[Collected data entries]
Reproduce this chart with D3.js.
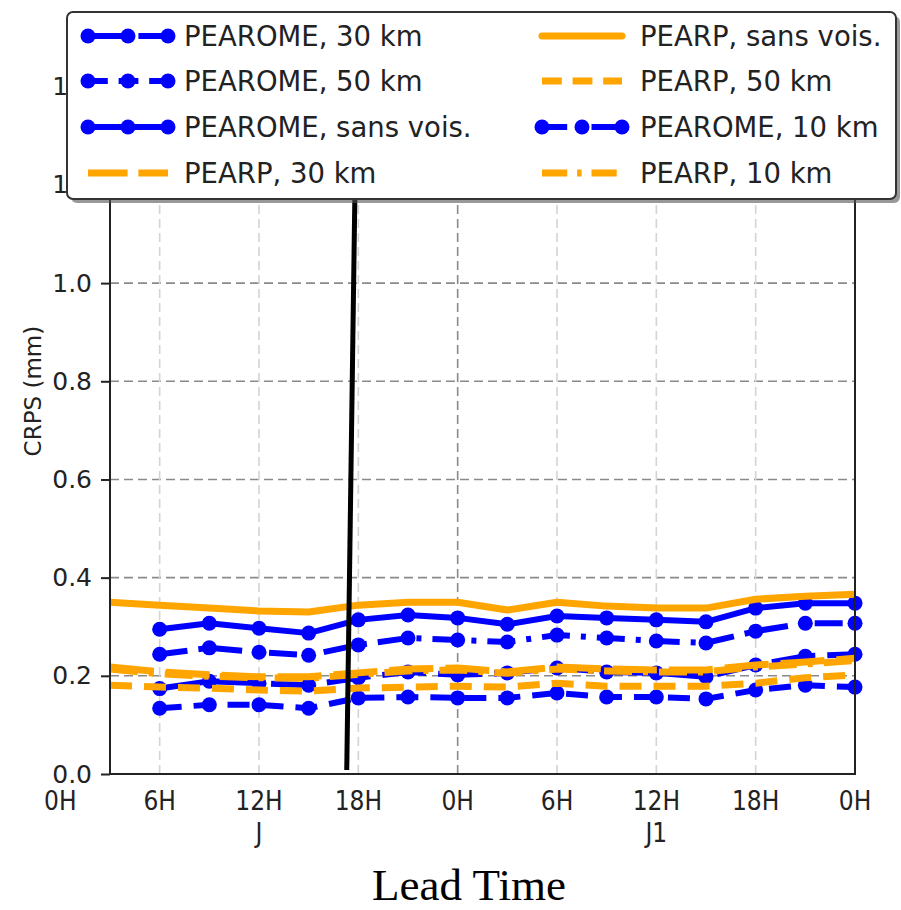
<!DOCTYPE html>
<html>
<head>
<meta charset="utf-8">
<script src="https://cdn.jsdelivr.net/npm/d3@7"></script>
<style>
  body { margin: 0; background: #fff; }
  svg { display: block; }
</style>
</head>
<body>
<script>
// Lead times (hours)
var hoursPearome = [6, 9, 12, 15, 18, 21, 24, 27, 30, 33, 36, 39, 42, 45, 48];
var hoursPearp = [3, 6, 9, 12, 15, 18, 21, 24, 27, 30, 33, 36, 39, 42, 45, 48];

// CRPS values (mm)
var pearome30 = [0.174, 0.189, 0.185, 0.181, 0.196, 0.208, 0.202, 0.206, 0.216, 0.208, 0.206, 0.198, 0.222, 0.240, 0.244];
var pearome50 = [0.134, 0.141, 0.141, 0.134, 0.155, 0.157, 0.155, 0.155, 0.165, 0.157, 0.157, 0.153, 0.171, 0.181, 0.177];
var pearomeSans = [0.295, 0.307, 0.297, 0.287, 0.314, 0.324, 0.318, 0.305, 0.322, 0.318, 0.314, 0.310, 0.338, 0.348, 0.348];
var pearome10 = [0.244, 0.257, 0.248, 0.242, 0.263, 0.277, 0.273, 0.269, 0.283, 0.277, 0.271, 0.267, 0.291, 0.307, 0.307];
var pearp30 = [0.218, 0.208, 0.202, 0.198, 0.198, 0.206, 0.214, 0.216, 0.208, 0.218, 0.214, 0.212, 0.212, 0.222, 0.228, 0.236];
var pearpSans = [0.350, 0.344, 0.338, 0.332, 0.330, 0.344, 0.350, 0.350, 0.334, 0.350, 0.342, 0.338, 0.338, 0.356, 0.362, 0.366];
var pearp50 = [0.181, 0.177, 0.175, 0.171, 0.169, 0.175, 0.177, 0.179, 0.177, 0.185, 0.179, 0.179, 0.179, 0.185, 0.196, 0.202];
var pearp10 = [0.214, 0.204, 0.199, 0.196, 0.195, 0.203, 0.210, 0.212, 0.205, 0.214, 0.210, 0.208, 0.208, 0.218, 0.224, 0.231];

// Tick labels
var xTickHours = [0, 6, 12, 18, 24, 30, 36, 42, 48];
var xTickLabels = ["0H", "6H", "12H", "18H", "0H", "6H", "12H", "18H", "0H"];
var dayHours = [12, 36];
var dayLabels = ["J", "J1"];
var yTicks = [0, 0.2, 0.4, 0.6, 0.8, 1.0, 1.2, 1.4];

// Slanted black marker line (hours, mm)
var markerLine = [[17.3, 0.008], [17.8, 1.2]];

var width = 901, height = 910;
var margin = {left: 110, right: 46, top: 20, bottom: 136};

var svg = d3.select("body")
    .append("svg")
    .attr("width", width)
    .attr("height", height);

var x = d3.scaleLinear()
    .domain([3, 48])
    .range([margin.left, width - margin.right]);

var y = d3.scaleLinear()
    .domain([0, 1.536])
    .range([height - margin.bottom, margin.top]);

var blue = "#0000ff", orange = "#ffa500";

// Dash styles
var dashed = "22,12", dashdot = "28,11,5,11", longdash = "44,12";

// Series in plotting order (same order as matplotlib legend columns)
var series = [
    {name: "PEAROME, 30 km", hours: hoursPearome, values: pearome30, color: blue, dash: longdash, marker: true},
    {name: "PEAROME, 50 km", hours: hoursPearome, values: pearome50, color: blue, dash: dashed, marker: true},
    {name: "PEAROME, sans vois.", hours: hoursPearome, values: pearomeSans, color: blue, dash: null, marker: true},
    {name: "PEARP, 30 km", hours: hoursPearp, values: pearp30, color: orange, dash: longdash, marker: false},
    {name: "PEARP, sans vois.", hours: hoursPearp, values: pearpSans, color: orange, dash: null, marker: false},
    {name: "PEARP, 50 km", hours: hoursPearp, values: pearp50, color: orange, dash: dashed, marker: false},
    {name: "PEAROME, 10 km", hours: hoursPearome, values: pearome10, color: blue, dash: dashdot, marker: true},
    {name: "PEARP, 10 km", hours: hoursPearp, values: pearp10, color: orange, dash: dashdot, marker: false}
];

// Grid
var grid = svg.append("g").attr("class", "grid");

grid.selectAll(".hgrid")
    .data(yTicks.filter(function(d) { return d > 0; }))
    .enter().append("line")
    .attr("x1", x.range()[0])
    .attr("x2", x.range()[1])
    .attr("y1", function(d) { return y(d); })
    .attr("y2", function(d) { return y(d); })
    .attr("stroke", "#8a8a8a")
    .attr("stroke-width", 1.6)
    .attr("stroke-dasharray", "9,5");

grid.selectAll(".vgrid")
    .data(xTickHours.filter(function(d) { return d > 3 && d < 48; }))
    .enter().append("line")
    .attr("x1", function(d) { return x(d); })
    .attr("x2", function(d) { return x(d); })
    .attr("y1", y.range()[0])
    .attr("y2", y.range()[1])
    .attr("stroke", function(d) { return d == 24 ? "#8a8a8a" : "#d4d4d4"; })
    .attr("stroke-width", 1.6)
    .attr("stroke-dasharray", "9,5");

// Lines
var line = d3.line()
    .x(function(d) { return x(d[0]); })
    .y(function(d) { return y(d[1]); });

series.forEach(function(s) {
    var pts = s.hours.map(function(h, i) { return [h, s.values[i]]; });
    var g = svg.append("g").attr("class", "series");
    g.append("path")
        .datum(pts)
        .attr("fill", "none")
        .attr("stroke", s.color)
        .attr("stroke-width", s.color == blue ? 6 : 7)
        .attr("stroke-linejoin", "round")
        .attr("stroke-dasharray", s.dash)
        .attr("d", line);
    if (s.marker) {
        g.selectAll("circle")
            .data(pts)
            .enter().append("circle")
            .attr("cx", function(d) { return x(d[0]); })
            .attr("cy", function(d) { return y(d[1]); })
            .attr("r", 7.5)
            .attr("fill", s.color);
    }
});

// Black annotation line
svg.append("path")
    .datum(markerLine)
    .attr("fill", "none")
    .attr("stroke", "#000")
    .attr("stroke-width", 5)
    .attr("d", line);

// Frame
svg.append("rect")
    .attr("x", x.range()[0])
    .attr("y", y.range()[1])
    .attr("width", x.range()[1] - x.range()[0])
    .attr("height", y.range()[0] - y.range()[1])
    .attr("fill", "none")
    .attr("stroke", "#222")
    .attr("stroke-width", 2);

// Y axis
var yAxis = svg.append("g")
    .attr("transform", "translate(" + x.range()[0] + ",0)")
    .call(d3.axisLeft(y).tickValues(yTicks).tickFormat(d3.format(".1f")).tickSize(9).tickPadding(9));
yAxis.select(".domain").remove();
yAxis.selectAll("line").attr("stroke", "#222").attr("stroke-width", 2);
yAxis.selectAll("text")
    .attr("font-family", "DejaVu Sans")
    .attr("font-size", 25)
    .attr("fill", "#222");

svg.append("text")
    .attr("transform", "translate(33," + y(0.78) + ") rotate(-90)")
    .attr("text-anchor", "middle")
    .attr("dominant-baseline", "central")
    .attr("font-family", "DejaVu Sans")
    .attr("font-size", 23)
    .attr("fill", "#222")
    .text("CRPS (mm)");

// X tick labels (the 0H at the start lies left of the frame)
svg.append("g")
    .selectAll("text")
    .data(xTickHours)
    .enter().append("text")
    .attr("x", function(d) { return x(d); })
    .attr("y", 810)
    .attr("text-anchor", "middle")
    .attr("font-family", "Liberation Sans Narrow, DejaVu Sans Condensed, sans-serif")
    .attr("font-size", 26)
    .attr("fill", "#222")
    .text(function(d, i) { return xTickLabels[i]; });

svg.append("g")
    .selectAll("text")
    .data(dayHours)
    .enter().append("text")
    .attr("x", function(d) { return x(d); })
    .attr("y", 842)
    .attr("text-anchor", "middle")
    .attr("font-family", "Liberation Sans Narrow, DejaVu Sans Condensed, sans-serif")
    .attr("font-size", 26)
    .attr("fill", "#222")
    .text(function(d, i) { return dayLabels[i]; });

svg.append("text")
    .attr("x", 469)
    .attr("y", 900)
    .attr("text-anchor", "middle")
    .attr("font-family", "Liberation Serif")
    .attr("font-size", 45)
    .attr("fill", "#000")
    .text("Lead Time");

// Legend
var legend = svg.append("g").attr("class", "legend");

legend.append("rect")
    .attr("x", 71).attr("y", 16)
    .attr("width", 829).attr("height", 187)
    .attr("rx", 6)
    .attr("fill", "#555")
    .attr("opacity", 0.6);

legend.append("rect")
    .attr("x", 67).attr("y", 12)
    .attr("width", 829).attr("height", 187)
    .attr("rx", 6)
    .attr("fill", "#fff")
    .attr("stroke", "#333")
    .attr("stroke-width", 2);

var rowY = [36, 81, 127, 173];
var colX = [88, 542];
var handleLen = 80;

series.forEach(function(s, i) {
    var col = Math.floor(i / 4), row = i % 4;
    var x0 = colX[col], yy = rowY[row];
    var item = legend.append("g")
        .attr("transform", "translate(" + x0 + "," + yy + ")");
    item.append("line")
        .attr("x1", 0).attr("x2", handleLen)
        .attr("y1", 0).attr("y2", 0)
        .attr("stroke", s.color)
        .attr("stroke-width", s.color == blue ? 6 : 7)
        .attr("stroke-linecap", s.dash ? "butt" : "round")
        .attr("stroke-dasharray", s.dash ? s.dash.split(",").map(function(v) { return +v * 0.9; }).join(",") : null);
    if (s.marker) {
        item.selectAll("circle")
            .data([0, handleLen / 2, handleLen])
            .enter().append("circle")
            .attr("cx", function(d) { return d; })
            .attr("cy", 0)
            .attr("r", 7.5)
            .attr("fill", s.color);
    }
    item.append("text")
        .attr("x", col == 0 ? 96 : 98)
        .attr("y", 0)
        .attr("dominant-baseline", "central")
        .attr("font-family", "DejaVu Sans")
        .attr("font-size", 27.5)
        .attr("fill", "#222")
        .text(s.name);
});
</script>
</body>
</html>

--

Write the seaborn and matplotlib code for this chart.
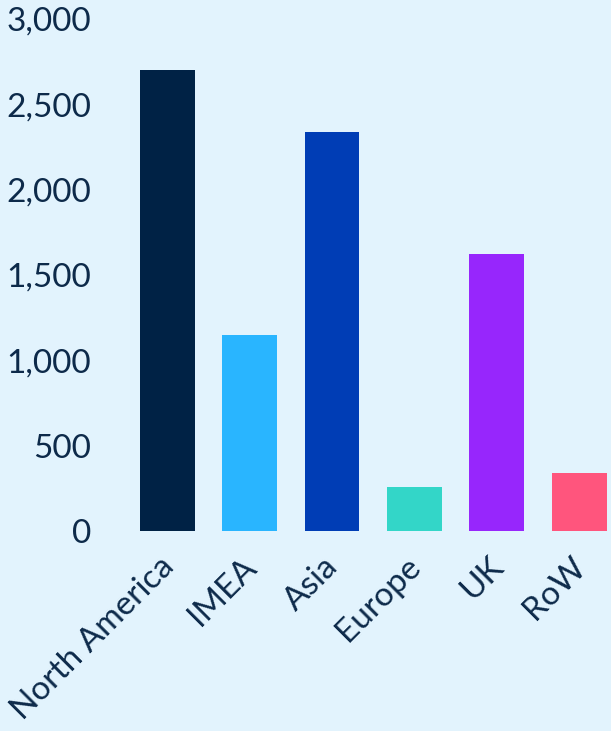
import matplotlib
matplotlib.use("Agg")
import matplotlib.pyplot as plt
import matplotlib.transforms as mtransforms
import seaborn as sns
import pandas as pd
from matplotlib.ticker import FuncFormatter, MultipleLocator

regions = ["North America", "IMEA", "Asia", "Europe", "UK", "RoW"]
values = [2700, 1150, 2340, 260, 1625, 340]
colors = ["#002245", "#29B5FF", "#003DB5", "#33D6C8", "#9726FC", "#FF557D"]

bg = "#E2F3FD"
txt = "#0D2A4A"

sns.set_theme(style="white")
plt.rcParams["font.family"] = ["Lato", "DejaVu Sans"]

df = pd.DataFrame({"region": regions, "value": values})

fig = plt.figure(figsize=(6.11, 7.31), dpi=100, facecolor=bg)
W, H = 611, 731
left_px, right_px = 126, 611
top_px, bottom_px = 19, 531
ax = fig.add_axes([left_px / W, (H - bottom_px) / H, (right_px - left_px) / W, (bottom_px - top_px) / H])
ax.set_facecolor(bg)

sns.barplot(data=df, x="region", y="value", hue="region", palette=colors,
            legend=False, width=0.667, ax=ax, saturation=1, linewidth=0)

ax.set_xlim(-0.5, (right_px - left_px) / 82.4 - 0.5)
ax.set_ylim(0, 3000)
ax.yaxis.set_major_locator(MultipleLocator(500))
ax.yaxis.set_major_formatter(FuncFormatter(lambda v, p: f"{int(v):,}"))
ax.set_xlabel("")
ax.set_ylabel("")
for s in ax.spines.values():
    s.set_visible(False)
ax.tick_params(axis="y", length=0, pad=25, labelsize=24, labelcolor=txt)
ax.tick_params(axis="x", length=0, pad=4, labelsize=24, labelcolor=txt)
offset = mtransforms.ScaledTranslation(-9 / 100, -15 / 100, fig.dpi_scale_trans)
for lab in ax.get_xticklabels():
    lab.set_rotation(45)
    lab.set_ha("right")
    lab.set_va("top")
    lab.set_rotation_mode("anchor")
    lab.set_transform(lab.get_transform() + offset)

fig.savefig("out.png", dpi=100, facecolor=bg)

Problem description
Among the entries above, take the lines from the one with "Write the seaborn" through the one with "from matplotlib.ticker import" and retype them exactly, leaving out the pictures.

Output of the exercise
Write the seaborn and matplotlib code for this chart.
import matplotlib
matplotlib.use("Agg")
import matplotlib.pyplot as plt
import matplotlib.transforms as mtransforms
import seaborn as sns
import pandas as pd
from matplotlib.ticker import FuncFormatter, MultipleLocator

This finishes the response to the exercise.